◆ Task:
Up to and including the line with "fig.savefig('out.png', dpi=100)", write out the listing from its first line, minus the pictures.
-- START Recorded data --
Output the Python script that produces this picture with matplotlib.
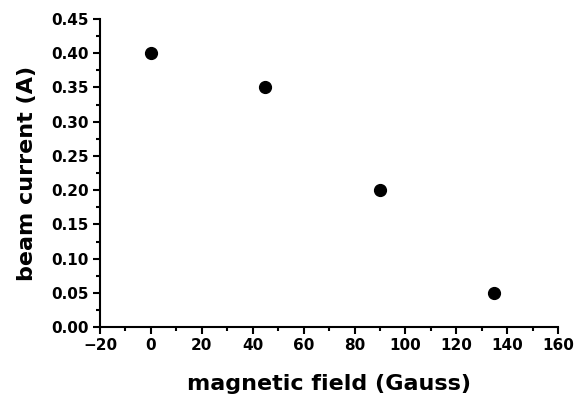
import matplotlib.pyplot as plt
from matplotlib.ticker import MultipleLocator

plt.rcParams['font.family'] = ['DejaVu Sans']
plt.rcParams['font.weight'] = 'bold'

field = [0, 45, 90, 135]
current = [0.40, 0.35, 0.20, 0.05]

fig = plt.figure(figsize=(5.85, 3.96), dpi=100)
ax = fig.add_axes([0.171, 0.174, 0.783, 0.778])

ax.plot(field, current, 'o', color='black', markersize=8.5, clip_on=False)

ax.set_xlim(-20, 160)
ax.set_ylim(0, 0.45)
ax.xaxis.set_major_locator(MultipleLocator(20))
ax.xaxis.set_minor_locator(MultipleLocator(10))
ax.yaxis.set_major_locator(MultipleLocator(0.05))
ax.yaxis.set_minor_locator(MultipleLocator(0.025))
ax.yaxis.set_major_formatter(lambda v, p: f'{v:.2f}')
ax.xaxis.set_major_formatter(lambda v, p: f'{v:.0f}'.replace('-', '\u2212'))

for side in ['top', 'right']:
    ax.spines[side].set_visible(False)
for side in ['left', 'bottom']:
    ax.spines[side].set_linewidth(1.5)

ax.tick_params(which='major', direction='out', length=5, width=1.5, labelsize=11, pad=3)
ax.tick_params(which='minor', direction='out', length=3, width=1.5)

ax.set_xlabel('magnetic field (Gauss)', fontsize=16, fontweight='bold', labelpad=15)
ax.set_ylabel('beam current (A)', fontsize=16, fontweight='bold', labelpad=10)

fig.savefig('out.png', dpi=100)
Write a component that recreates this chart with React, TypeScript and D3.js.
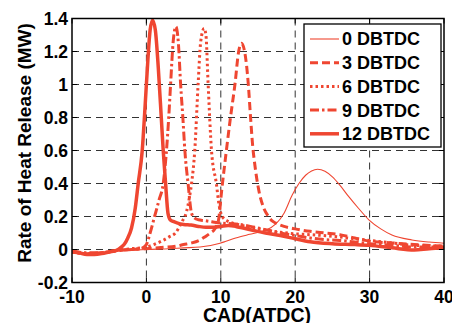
import React from "react";
import * as d3 from "d3";

const W = 452;
const H = 323;

const xTicks = [-10, 0, 10, 20, 30, 40];
const yTicks = [-0.2, 0, 0.2, 0.4, 0.6, 0.8, 1, 1.2, 1.4];
const yTickLabels = ["-0.2", "0", "0.2", "0.4", "0.6", "0.8", "1", "1.2", "1.4"];

const seriesNames = ["0 DBTDC", "3 DBTDC", "6 DBTDC", "9 DBTDC", "12 DBTDC"];

const s0: [number, number][] = [
  [-10, -0.02], [-8, -0.03], [-6, -0.025], [-4, -0.01], [-2, -0.005], [0, 0.0], [3, 0.005],
  [5, 0.01], [7.2, 0.015], [9.9, 0.038], [10.7, 0.05], [12, 0.07], [13.9, 0.092], [15.1, 0.105],
  [16.1, 0.118], [17.4, 0.155], [18.5, 0.22], [19.6, 0.33], [20.5, 0.4], [21.4, 0.45],
  [22.2, 0.476], [23, 0.486], [24, 0.474], [25, 0.44], [26, 0.39], [27.2, 0.32], [28.5, 0.25],
  [29.9, 0.18], [31.5, 0.125], [33, 0.088], [35.7, 0.058], [38, 0.045], [40, 0.038],
];

const s3: [number, number][] = [
  [-10, -0.015], [-8, -0.025], [-6, -0.02], [-4, -0.008], [-2, 0.0], [0, 0.005], [2, 0.012],
  [4, 0.02], [5, 0.03], [6.1, 0.04], [7.2, 0.058], [7.9, 0.078], [8.6, 0.1], [9.2, 0.125],
  [9.7, 0.18], [10.1, 0.35], [10.75, 0.6], [11.3, 0.8], [11.9, 1.0], [12.4, 1.2], [12.78, 1.25],
  [13.2, 1.2], [13.7, 1.0], [14.0, 0.8], [14.3, 0.62], [14.5, 0.54], [15.1, 0.36], [15.7, 0.26],
  [16.4, 0.2], [17.0, 0.17], [17.6, 0.155], [18.5, 0.14], [20, 0.125], [22, 0.11], [24, 0.1],
  [26, 0.09], [28, 0.07], [30, 0.05], [33, 0.04], [36, 0.03], [40, 0.02],
];

const s6: [number, number][] = [
  [-10, -0.015], [-8, -0.025], [-6, -0.02], [-4, -0.005], [-2, 0.005], [0, 0.015], [1, 0.03],
  [2, 0.05], [3, 0.075], [3.9, 0.1], [4.8, 0.17], [5.4, 0.23], [5.8, 0.32], [6.07, 0.4],
  [6.5, 0.6], [6.95, 1.0], [7.3, 1.26], [7.76, 1.34], [8.0, 1.3], [8.3, 1.0], [8.75, 0.6],
  [9.4, 0.4], [9.8, 0.26], [10.2, 0.2], [11, 0.17], [12, 0.155], [14, 0.135], [16, 0.118],
  [18, 0.105], [20, 0.095], [22, 0.09], [25, 0.08], [28, 0.065], [30, 0.055], [33, 0.04],
  [36, 0.025], [40, 0.02],
];

const s9: [number, number][] = [
  [-10, -0.01], [-8, -0.02], [-6, -0.02], [-4, -0.005], [-2, 0.0], [-1, 0.005], [-0.5, 0.01],
  [0, 0.03], [0.5, 0.1], [1.1, 0.2], [1.7, 0.3], [2.26, 0.4], [2.7, 0.6], [3.0, 0.8],
  [3.25, 1.0], [3.6, 1.26], [3.96, 1.35], [4.3, 1.25], [4.6, 1.0], [4.9, 0.8], [5.17, 0.6],
  [5.6, 0.4], [6.07, 0.22], [6.5, 0.19], [7, 0.18], [7.8, 0.175], [8.8, 0.168], [10, 0.16],
  [12, 0.155], [14, 0.14], [16, 0.12], [18, 0.1], [20, 0.085], [22, 0.07], [24, 0.06],
  [26, 0.055], [28, 0.045], [30, 0.035], [33, 0.025], [36, 0.015], [40, 0.015],
];

const s12: [number, number][] = [
  [-10, -0.01], [-9, -0.02], [-8, -0.03], [-7, -0.03], [-6, -0.025], [-5, -0.015], [-4, -0.005],
  [-3.5, 0.01], [-3, 0.03], [-2.5, 0.07], [-2, 0.13], [-1.5, 0.25], [-1.1, 0.4], [-0.56, 0.6],
  [-0.2, 0.85], [0.2, 1.15], [0.5, 1.33], [0.83, 1.39], [1.2, 1.33], [1.6, 1.1], [2.0, 0.8],
  [2.26, 0.6], [2.58, 0.4], [2.9, 0.22], [3.2, 0.18], [3.6, 0.17], [4.2, 0.16], [5, 0.152],
  [6, 0.148], [7, 0.14], [8, 0.135], [9, 0.135], [10, 0.14], [11, 0.145], [12, 0.14],
  [13, 0.13], [14, 0.12], [16, 0.1], [18, 0.085], [20, 0.065], [22, 0.047], [25, 0.035],
  [28, 0.03], [30, 0.025], [33, 0.01], [36, -0.003], [38, 0.005], [40, 0.01],
];

const seriesData = [s0, s3, s6, s9, s12];

const COLOR = "#ef4631";
const styles = [
  { width: 1.1, dash: "none" },
  { width: 3, dash: "8,4" },
  { width: 3, dash: "2.5,3" },
  { width: 3, dash: "9,3,2.5,3" },
  { width: 3.5, dash: "none" },
];

const L = 72, R = 444, T = 18.5, B = 282.5;
const FONT = "'Liberation Sans', Arial, sans-serif";

export default function App() {
  const x = d3.scaleLinear().domain([-10, 40]).range([L, R]);
  const y = d3.scaleLinear().domain([-0.2, 1.4]).range([B, T]);
  const line = d3
    .line<[number, number]>()
    .x((d) => x(d[0]))
    .y((d) => y(d[1]))
    .curve(d3.curveMonotoneX);

  const legendX = 304, legendY = 24, legendW = 137, legendH = 123;
  const rowY = (i: number) => 39 + i * 23.7;

  return (
    <svg
      width={W}
      height={H}
      style={{ position: "absolute", left: 0, top: 0, background: "#fff" }}
      fontFamily={FONT}
    >
      <defs>
        <clipPath id="plotclip">
          <rect x={L} y={T} width={R - L} height={B - T} />
        </clipPath>
      </defs>
      {/* grid */}
      {xTicks.slice(1, -1).map((t) => (
        <line key={"gx" + t} x1={x(t)} x2={x(t)} y1={T} y2={B} stroke="#333" strokeWidth={1} strokeDasharray="7,5" />
      ))}
      {yTicks.slice(1, -1).map((t) => (
        <line key={"gy" + t} x1={L} x2={R} y1={y(t)} y2={y(t)} stroke="#333" strokeWidth={1} strokeDasharray="7,5" />
      ))}
      {/* series */}
      <g clipPath="url(#plotclip)">
        {seriesData.map((d, i) => (
          <path
            key={i}
            d={line(d) || ""}
            fill="none"
            stroke={COLOR}
            strokeWidth={styles[i].width}
            strokeDasharray={styles[i].dash}
            strokeLinejoin="round"
          />
        ))}
      </g>
      {/* ticks */}
      {xTicks.map((t) => (
        <g key={"tx" + t}>
          <line x1={x(t)} x2={x(t)} y1={B} y2={B - 5} stroke="#000" strokeWidth={1} />
          <line x1={x(t)} x2={x(t)} y1={T} y2={T + 5} stroke="#000" strokeWidth={1} />
          <text x={x(t)} y={302.5} textAnchor="middle" fontSize={17.5} fontWeight="bold" fill="#000">
            {t}
          </text>
        </g>
      ))}
      {yTicks.map((t, i) => (
        <g key={"ty" + t}>
          <line x1={L} x2={L + 5} y1={y(t)} y2={y(t)} stroke="#000" strokeWidth={1} />
          <line x1={R} x2={R - 5} y1={y(t)} y2={y(t)} stroke="#000" strokeWidth={1} />
          <text x={68} y={y(t)} dy="0.36em" textAnchor="end" fontSize={17.5} fontWeight="bold" fill="#000">
            {yTickLabels[i]}
          </text>
        </g>
      ))}
      {/* frame */}
      <rect x={L} y={T} width={R - L} height={B - T} fill="none" stroke="#000" strokeWidth={1.5} />
      {/* axis labels */}
      <text x={257} y={322} textAnchor="middle" fontSize={19.5} fontWeight="bold" fill="#000">
        CAD(ATDC)
      </text>
      <text
        transform={`translate(31,143) rotate(-90)`}
        textAnchor="middle"
        fontSize={19}
        fontWeight="bold"
        fill="#000"
      >
        Rate of Heat Release (MW)
      </text>
      {/* legend */}
      <rect x={legendX} y={legendY} width={legendW} height={legendH} fill="#fff" stroke="#000" strokeWidth={1.3} />
      {seriesNames.map((n, i) => (
        <g key={n}>
          <line
            x1={310}
            x2={339}
            y1={rowY(i)}
            y2={rowY(i)}
            stroke={COLOR}
            strokeWidth={styles[i].width}
            strokeDasharray={styles[i].dash}
          />
          <text x={342} y={rowY(i)} dy="0.36em" fontSize={18} fontWeight="bold" fill="#000">
            {n}
          </text>
        </g>
      ))}
    </svg>
  );
}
-- END Recorded data --
◆ Final result:
Output the Python script that produces this picture with matplotlib.
import matplotlib.pyplot as plt
from matplotlib.ticker import MultipleLocator

plt.rcParams['font.family'] = ['DejaVu Sans']
plt.rcParams['font.weight'] = 'bold'

field = [0, 45, 90, 135]
current = [0.40, 0.35, 0.20, 0.05]

fig = plt.figure(figsize=(5.85, 3.96), dpi=100)
ax = fig.add_axes([0.171, 0.174, 0.783, 0.778])

ax.plot(field, current, 'o', color='black', markersize=8.5, clip_on=False)

ax.set_xlim(-20, 160)
ax.set_ylim(0, 0.45)
ax.xaxis.set_major_locator(MultipleLocator(20))
ax.xaxis.set_minor_locator(MultipleLocator(10))
ax.yaxis.set_major_locator(MultipleLocator(0.05))
ax.yaxis.set_minor_locator(MultipleLocator(0.025))
ax.yaxis.set_major_formatter(lambda v, p: f'{v:.2f}')
ax.xaxis.set_major_formatter(lambda v, p: f'{v:.0f}'.replace('-', '\u2212'))

for side in ['top', 'right']:
    ax.spines[side].set_visible(False)
for side in ['left', 'bottom']:
    ax.spines[side].set_linewidth(1.5)

ax.tick_params(which='major', direction='out', length=5, width=1.5, labelsize=11, pad=3)
ax.tick_params(which='minor', direction='out', length=3, width=1.5)

ax.set_xlabel('magnetic field (Gauss)', fontsize=16, fontweight='bold', labelpad=15)
ax.set_ylabel('beam current (A)', fontsize=16, fontweight='bold', labelpad=10)

fig.savefig('out.png', dpi=100)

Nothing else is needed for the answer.